Up next: You’re Not Fooling Anyone When You Take Your Laptop to a Coffee Shop, by John Scalzi

 

Book Review: The Alchemy of Stone by Ekaterina Sedia

Title: The Alchemy of Stone
Author: Ekaterina Sedia
Publisher: Prime Books
Rating: 3 out of 5
Format: Print

For someone who claims to enjoy science fiction, I have read surprisingly few full-length sci-fi books this year. First there was the retro superhero novel. Then there was the space opera. And now we come to another esteemed subgenre within sci-fi: Steampunk.

The Alchemy of Stone has few of the traditional trappings of steampunk – no goggles, no airships, no overwhelming sense of can-do Victorian optimism – but it does have an automaton. Mattie, to be precise: An emancipated automaton who was given independence by her creator, Loharri, after learning the skills of alchemy. This is unusual in that Loharri, as a Mechanic, is politically and spiritually opposed to the work done by the Alchemist’s guild, of which Mattie is now part. The Mechanics and the Alchemists have recently been at odds over the direction that their city’s growth should take (think of the Industrial Revolution), and this dispute has come to a head with dangerous results: Civil war is inevitable.

Mattie doesn’t care for political machinations, though, as she’s been requested to tackle an extremely unusual assignment – the gargoyles, the supernatural founders and protectors of the city, want her to use her alchemical skills to somehow transmogrify their stone bodies to flesh. This is no easy task, and she relies on an unusual network of outcasts to arrive at a solution: The soul of the now-deceased alchemist formerly given this assignment, the soul-smoker who houses that soul within his own flesh, and a refugee alchemist who uses the power of blood to weave her spells.

Out of context, all of these elements – automatons, magic, gargoyles, souls, revolution, etc – sound like an unusual mixture. Unfortunately, they also fail to cohere within the book itself. The most interesting narrative choice is which points of view are used in the story; most of it is told from Mattie’s perspective, but a series of smaller portions set in italics are told from the perspective of the gargoyles themselves, and they speak in first person plural to convey their thoughts as a collective. The gargoyle passages are quite lyrical. However, they feel removed from the main political friction that drives the rest of the narrative forward.
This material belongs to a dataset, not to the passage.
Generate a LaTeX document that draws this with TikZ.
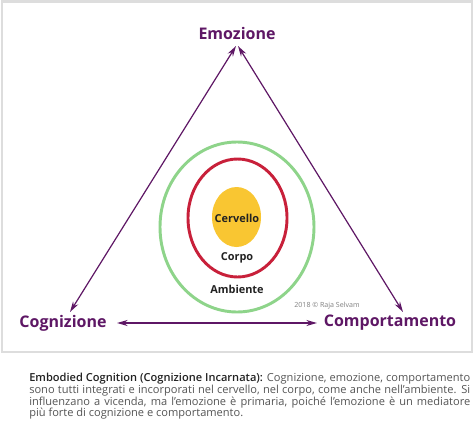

One major problem is that this political friction doesn’t have a sense of urgency. Half-hearted mentions are given to refugees taking jobs from city-dwellers and of people being sent off to nearby mines to die as slave labour, but this never feels fully rooted in the history of the setting. It’s telling that I keep on calling the location of the story itself “the city” instead of a definite name. According to the copy on the back cover, the city’s name is “Ayona” – but I had to rely on the book cover to know that, as I can’t recall the name “Ayona” being mentioned anywhere in the text itself. That should be a warning sign when reading any sort of speculative fiction.

This lack of historical context within the book is odd because in other respects the worldbuilding of The Alchemy of Stone is excellent. In particular, I loved the idea of a “soul-smoker” – the book’s equivalent of what we would call a sin-eater. These are people who go to houses haunted by ghosts, and then lure the ghosts down with a wad of burning opium; when the ghost is tempted down from the rafters by the smoke, the soul-smoker inhales the smoke, ghost and all, through a pipe. The ghost then inhabits the soul-smoker’s body, and can communicate mentally with its new host. Given the abundance of souls within the soul-smoker’s body, living people treat the soul-smoker as a pariah out of fear that prolonged close contact with him or her will cause their own souls to vacate their bodies and join the other souls congregated inside the smoker. As Mattie technically doesn’t have a soul, she has no fear of him, and their relationship provides mutual comfort and support. I would enjoy a book devoted to just the two of them talking together.

It’s Mattie’s relationships with other people in the book that I have more of a problem with. In particular, she falls in love with a secondary character in the novel, a rough and uncouth man she barely knows. This sudden realization of love makes little sense considering their limited contact. Secondly, on at least one occasion when they meet, he attempts to physically assault her and is prevented from doing so only by the sudden intervention of the gargoyles. Finally, their relationship culminates in what has got to be one of the oddest sex scenes I’ve ever read – maybe I’m a prude, or not particularly progressive, but it was weird to read about a human and an automaton consummating a relationship, especially when the latter party doesn’t have… ahem… all of the “parts” required.

This is nothing compared to the troubled relationship Mattie has to her creator, Loharri, however. Although he emancipated her, he refuses to relinquish the final hold he has on her: The small piece of metal used to wind up the cogs and gears in her chest that is – quite literally – the key to her heart.

It turns out that not only does he prevent her from attaining true freedom by keeping the one key that keeps her gears in working order, but he also 1) builds a mechanism in her brain that causes her to undergo system failure if she thinks about consulting him but does not do so, and 2) uses her to spy on her Alchemist colleagues without her knowledge. Their relationship is an unhealthy one in every sense of the word.

There are few other things I could mention about why this book troubles me so, but I’ve gone on long enough. If this is the case, why am I still giving the book 3 stars out of 5? I’m willing to give it a pass because of the quality of the prose and because of its worldbuilding. In other words, it’s got great skin – it just needs a better set of bones.